-- Given request --
Return the lines below exactly, from the first line to the line that contains "star_group, star_series, star_value". Leave out pictures.

-- Supplied material --
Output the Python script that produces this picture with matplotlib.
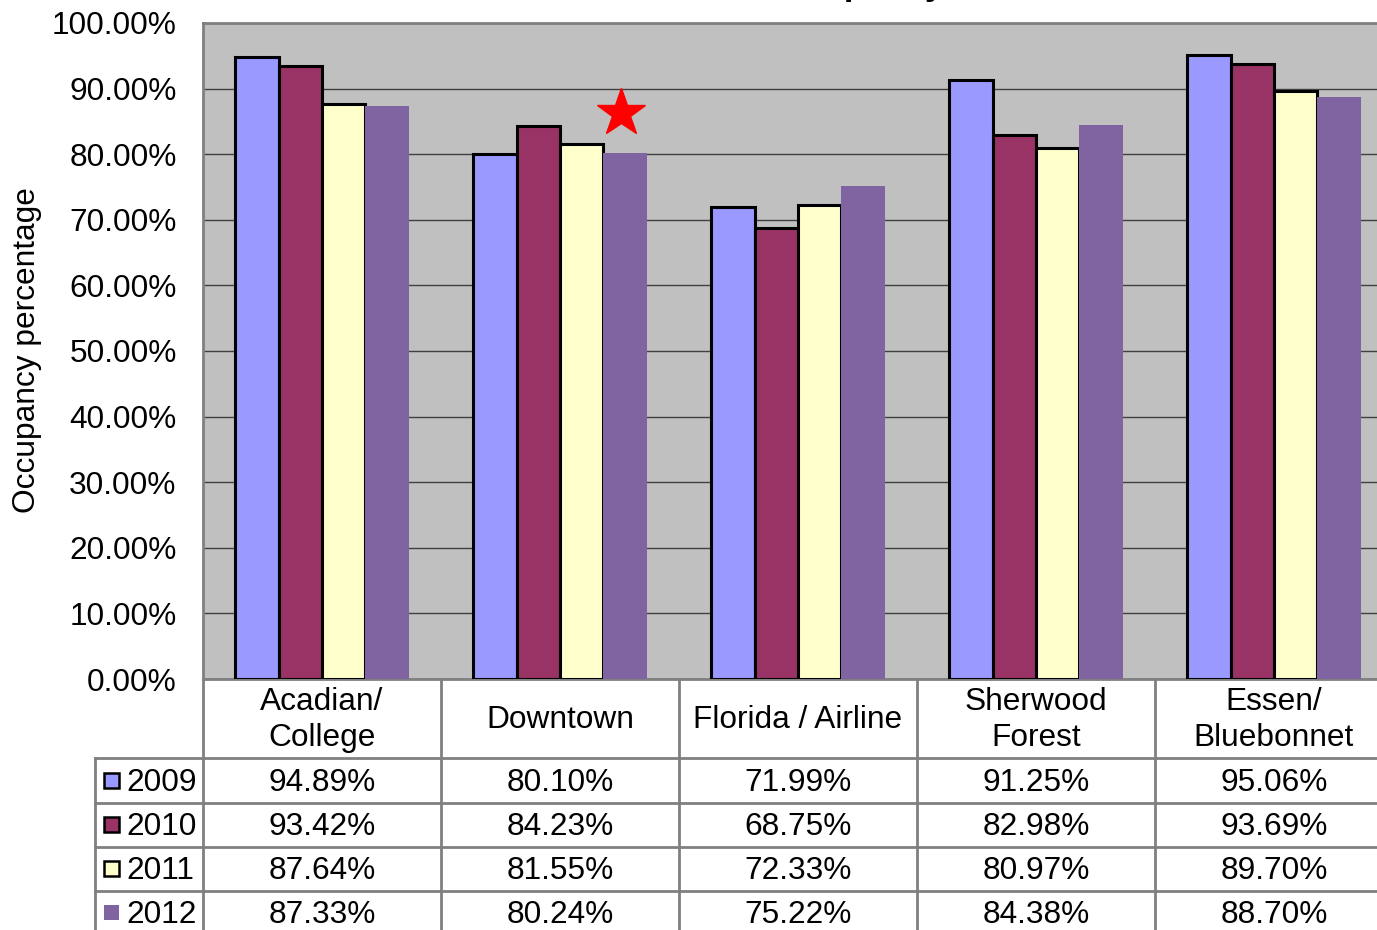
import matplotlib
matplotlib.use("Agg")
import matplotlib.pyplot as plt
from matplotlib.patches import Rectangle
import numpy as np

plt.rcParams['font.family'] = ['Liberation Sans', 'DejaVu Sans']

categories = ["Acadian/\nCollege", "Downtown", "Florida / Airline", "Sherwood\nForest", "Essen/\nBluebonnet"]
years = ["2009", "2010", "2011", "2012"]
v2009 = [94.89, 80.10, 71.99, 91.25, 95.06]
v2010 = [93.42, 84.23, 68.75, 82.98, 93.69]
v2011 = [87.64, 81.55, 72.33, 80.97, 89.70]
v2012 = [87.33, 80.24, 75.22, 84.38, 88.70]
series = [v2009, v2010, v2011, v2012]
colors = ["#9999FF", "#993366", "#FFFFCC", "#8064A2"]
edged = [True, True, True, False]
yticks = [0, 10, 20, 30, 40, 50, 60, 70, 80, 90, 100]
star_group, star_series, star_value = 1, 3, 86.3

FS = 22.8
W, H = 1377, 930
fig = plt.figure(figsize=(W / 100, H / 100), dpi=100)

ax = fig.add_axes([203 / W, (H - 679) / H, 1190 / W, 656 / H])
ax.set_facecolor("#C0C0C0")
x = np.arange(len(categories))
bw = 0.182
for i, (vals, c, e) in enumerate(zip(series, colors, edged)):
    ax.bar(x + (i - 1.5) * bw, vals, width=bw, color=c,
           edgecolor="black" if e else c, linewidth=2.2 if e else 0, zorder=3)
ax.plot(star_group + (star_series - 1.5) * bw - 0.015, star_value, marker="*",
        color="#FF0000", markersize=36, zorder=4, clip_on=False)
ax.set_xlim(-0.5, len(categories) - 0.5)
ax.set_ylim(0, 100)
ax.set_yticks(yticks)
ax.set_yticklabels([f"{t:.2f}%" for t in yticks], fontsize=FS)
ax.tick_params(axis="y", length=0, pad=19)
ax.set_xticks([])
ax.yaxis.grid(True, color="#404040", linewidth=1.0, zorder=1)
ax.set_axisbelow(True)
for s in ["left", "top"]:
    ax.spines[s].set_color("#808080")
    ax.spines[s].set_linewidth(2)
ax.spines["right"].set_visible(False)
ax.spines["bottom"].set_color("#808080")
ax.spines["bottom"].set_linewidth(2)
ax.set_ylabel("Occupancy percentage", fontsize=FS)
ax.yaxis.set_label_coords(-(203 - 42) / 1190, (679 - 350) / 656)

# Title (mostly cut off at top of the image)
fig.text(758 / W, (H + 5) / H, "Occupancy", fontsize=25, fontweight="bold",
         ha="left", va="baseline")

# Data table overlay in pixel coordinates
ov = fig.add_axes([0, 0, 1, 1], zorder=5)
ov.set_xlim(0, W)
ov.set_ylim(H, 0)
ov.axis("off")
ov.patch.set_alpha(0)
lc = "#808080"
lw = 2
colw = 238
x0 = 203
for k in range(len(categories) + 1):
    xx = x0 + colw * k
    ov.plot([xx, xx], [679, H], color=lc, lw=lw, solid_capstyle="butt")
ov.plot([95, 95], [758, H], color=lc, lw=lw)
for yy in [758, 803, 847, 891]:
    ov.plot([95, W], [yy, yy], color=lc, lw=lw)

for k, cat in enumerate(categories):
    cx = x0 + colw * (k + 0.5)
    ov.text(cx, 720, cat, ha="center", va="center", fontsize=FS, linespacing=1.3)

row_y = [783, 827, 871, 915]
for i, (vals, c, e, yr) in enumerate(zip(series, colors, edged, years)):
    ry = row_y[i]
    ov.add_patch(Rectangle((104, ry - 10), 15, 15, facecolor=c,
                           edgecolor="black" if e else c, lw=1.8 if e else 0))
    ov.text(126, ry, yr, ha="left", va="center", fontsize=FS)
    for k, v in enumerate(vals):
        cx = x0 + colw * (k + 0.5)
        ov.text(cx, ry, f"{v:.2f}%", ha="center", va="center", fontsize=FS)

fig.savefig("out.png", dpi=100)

-- Exercise result --
Output the Python script that produces this picture with matplotlib.
import matplotlib
matplotlib.use("Agg")
import matplotlib.pyplot as plt
from matplotlib.patches import Rectangle
import numpy as np

plt.rcParams['font.family'] = ['Liberation Sans', 'DejaVu Sans']

categories = ["Acadian/\nCollege", "Downtown", "Florida / Airline", "Sherwood\nForest", "Essen/\nBluebonnet"]
years = ["2009", "2010", "2011", "2012"]
v2009 = [94.89, 80.10, 71.99, 91.25, 95.06]
v2010 = [93.42, 84.23, 68.75, 82.98, 93.69]
v2011 = [87.64, 81.55, 72.33, 80.97, 89.70]
v2012 = [87.33, 80.24, 75.22, 84.38, 88.70]
series = [v2009, v2010, v2011, v2012]
colors = ["#9999FF", "#993366", "#FFFFCC", "#8064A2"]
edged = [True, True, True, False]
yticks = [0, 10, 20, 30, 40, 50, 60, 70, 80, 90, 100]
star_group, star_series, star_value = 1, 3, 86.3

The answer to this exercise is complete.